Menurutnya, dalam perkara ini, syarat-syarat material penerapan RJ tidak terpenuhi. Perbuatan pelaku terekam jelas, dilakukan dengan kesengajaan, menimbulkan keresahan publik, dan telah menyebar luas di media sosial. Ini bukan kasus yang bisa dianggap tidak berdampak sosial. Bahkan, publik menilai tindakan ini sebagai bentuk perundungan sistematis terhadap perempuan dan tidak bisa ditoleransi.

“RJ bukan untuk menenangkan opini publik atau menyelamatkan reputasi pelaku. Ia hanya dapat dijalankan ketika seluruh pihak, terutama korban, merasa keadilan itu dicapai.
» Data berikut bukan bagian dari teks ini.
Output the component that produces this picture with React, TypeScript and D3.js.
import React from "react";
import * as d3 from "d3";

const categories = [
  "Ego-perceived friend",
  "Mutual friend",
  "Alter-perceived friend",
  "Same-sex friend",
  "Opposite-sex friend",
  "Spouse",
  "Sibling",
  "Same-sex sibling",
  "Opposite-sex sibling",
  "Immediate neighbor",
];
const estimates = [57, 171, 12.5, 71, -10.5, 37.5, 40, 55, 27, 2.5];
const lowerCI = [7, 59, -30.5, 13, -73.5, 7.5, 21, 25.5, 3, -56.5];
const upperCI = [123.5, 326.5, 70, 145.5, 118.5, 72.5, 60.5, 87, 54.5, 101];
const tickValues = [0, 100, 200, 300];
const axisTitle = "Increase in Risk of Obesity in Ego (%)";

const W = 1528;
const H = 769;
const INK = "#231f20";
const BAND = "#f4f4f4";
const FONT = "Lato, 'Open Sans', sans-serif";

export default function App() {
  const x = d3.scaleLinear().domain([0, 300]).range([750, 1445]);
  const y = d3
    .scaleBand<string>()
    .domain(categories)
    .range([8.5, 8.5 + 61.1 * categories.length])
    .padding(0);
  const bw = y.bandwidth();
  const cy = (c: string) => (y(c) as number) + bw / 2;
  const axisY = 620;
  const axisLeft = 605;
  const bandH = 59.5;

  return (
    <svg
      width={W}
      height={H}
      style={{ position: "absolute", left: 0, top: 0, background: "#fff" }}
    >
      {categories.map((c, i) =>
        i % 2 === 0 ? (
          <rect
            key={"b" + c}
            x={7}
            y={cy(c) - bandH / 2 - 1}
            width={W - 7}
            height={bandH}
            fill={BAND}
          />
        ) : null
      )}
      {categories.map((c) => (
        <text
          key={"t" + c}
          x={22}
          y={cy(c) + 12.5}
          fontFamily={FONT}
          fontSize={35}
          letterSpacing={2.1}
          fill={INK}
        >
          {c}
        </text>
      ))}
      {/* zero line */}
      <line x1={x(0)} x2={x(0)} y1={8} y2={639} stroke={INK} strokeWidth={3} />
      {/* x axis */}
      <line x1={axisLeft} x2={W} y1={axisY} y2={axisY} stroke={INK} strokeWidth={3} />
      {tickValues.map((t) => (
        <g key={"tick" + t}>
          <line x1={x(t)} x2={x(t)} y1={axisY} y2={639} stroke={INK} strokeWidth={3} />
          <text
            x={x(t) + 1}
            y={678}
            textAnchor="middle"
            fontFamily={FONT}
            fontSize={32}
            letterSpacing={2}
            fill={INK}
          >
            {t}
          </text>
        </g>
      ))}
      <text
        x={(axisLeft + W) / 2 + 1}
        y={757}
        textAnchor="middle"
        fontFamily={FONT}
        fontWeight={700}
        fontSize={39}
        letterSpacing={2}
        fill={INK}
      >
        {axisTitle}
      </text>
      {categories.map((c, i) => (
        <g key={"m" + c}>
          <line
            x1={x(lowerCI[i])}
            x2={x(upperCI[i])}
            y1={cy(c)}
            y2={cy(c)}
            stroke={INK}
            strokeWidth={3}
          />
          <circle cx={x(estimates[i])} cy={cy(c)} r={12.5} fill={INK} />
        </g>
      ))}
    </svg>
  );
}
Bila korban masih trauma, publik masih marah, dan pelaku belum sepenuhnya menunjukkan pertanggungjawaban moral — maka RJ hanya menjadi jalan pintas yang berbahaya,” tegasnya lagi.

Tindak Tegas Demi Mencegah Kekerasan Berulang

LBH KRI mendorong aparat penegak hukum untuk melanjutkan proses penyidikan secara menyeluruh dan membawa perkara ini ke proses peradilan tanpa pengaburan hukum.

“Pasal 170 dan 406 KUHP yang dikenakan terhadap pelaku sudah tepat. Ditambah dengan Pasal 45 ayat (1) jo Pasal 27 ayat (1) UU ITE, atau bahkan dapat digunakan peraturan perundang-undangan lainnya, apabila memang ada relevansinya apalagi jika itu ada terkait dengan seksualitas, kita punya UU tentang TPKS dan UU tentang Pornografi. Jelas menunjukkan bahwa ini bukan sekadar tindak kekerasan biasa, melainkan kejahatan yang diperparah dengan penyebaran konten digital yang merendahkan korban,” jelas Maria.

Ia juga mengingatkan bahwa korban dalam kasus ini telah mengalami luka fisik dan trauma mendalam.

“Dalam paradigma hukum modern yang berbasis hak asasi manusia, keberpihakan kepada korban adalah parameter utama keadilan. Negara wajib memastikan korban mendapatkan pemulihan, perlindungan, dan penghormatan atas martabatnya,” ujarnya.

Keadilan Bukan Soal Damai, Tapi Soal Keadilan yang Dilukai

Menutup pernyataannya, Maria menegaskan bahwa keadilan tidak boleh direduksi menjadi transaksi sosial.

“Kita tidak bisa menukar rasa sakit dengan surat damai, dan tidak bisa membungkam luka dengan kompromi. Dalam perkara kekerasan, keadilan bukan soal ‘saling memaafkan’, tapi soal keberanian negara untuk berpihak pada kebenaran dan melindungi yang lemah dari ketamakan kekuasaan sosial,” pungkas Maria.

LBH Kapuas Raya Indonesia berkomitmen penuh untuk terus mengawasi perkara ini dan memastikan proses hukum berjalan dengan transparan, adil, dan tidak memberikan ruang sedikit pun bagi kekerasan untuk dibenarkan dengan nama apa pun, termasuk kedok perdamaian.